Pek çok kişiye göre, bu standartların öğretmenlere ve okullara ulaştırılmasında ve uygulanmasına yardımcı olunmazsa, bu standartların getirilmesi çocuklar için adaletsizlik olurdu. Eğitim felsefecisi Jerome S. Bruner endişesini, insanlara gerekli yardımı yapmadan standartlarını yükseltmelerini beklemelerinin son derece büyük bir sorumsuzluk olacağını söyleyerek belirtti. (1989: 23) Diğerleri ise standartlara kendi eğitim reformu anlayışlarının tam tersi yönünde alınan bir yol olarak bakıyorlardı. Ünlü bir öğretmen, eğitim reformcusu ve okul müdürü olan Deborah W. Meier, Amerikan eğitiminde ulusal standartlar üzerine yapılan bir sempozyumda, ‘müfredat’ ve ‘standart’ kelimelerini sıklıkla aynı şeylermiş gibi kullandı ve standartlara yönelik eleştirel bir bakış açısı sergiledi. Kendi deneyimlerinden bahseden Meier, eyalet yöneticilerinin ona dayattığı müfredatı yürütmek zorunda olmadığına ikna olmasaydı, kendi okulunu geliştiremiyeceğini söyledi. (1989: 26-27)

Pek çokları da daha standartlar yazılmadan onların eleştirel düşünmeyi sınırlandıracağını, iki bilgi arasında ilişki kurmayı imkânsız kılacağını veya disiplinler arası çalışmaların önüne geçeceğini savunuyorlardı. Bu kişiler standartlara daha doğmadan me-zar yazısını yazmışlardı ve sanki en iyi öğrenme statükoyu koruyarak olabilirmiş gibi davranmayı seçmişlerdi. George H. Hanford, John A. Valentine ile birlikte kaleme aldığı

The College Board and the School Curriculum: A History of the College Boards’ Influence

on the Substance and Standards of American Education kitabında şöyle yazıyor:

“Günümüz reformcularının yapacağı şey, her ders için standartlar belirlemek, her öğrenciyi bu standartlara göre test etmek, sonra da okullar ve öğrenciler bu standartları karşılayabilmişler mi onun istatistiğini tutmak olacak. Halbuki, iyi olduğunu düşündükleri

niyetleriyle kör olup ne yaptıklarının uzun dönem getirilerini görmekte başarısız kalıyorlar.” (1994: 6)

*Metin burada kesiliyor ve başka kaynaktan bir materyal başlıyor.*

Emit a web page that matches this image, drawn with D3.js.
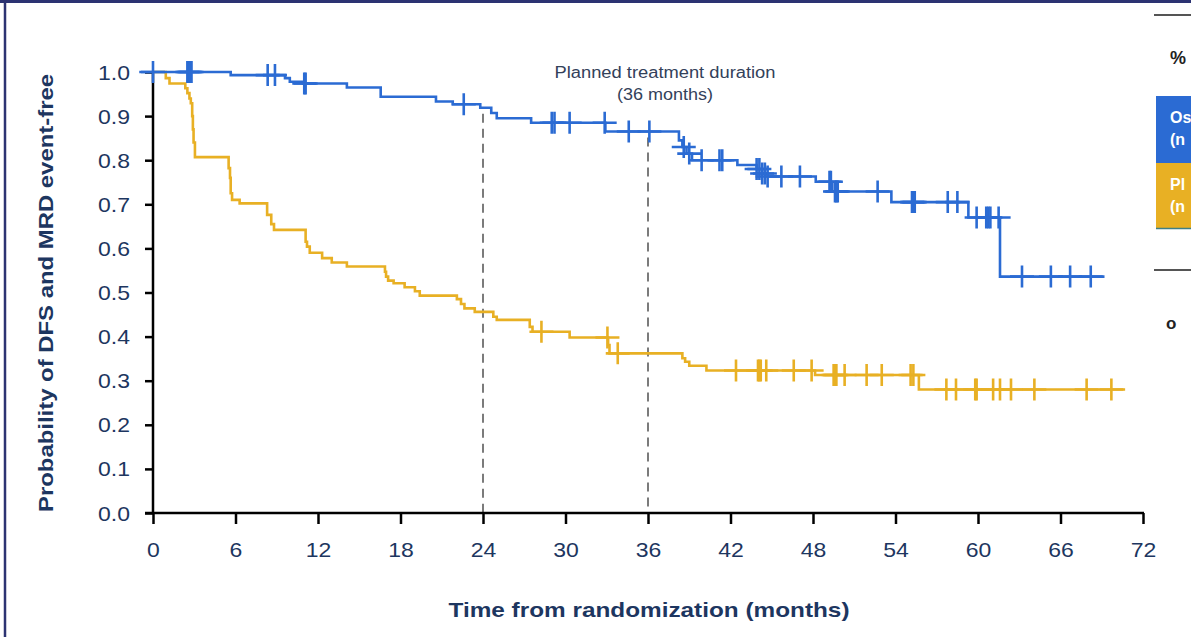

Stanford Üniversitesi sanat eğitimi profesörü Elliot W. Eisner, standart belirlemenin eğitim seviyesini geliştirmeyeceğini söylüyor. Standartları eleştiren diğer kişiler gibi, Eisner da standartların öğrencilere “belli cevapları ezberlemeyi ve herkesin yaptığını taklit etmeyi,” öğretmekten başka bir işe yaramayacağını iddia ediyor. ( 1993: 22) Francie Alexander ise buna katılmıyor:

“Standartlar yaratıcılığın ve yeniliğin önündeki engelleri kaldırabilir. Eskiden matematik derslerinde sınıfta oturan ve öğretmenin doğru cevabı sadece tek bir yoldan bulmasını izleyen öğrenciler, şimdi yeni matematik kavramlarını her türlü soruyu çözmek için kullanacak, karmaşık matematik kavrama yeteneği gerektiren kapsamlı projeler yapacak ve doğru cevaba ulaşmak için çeşitli yollar keşfedecekler.” (1993: 10)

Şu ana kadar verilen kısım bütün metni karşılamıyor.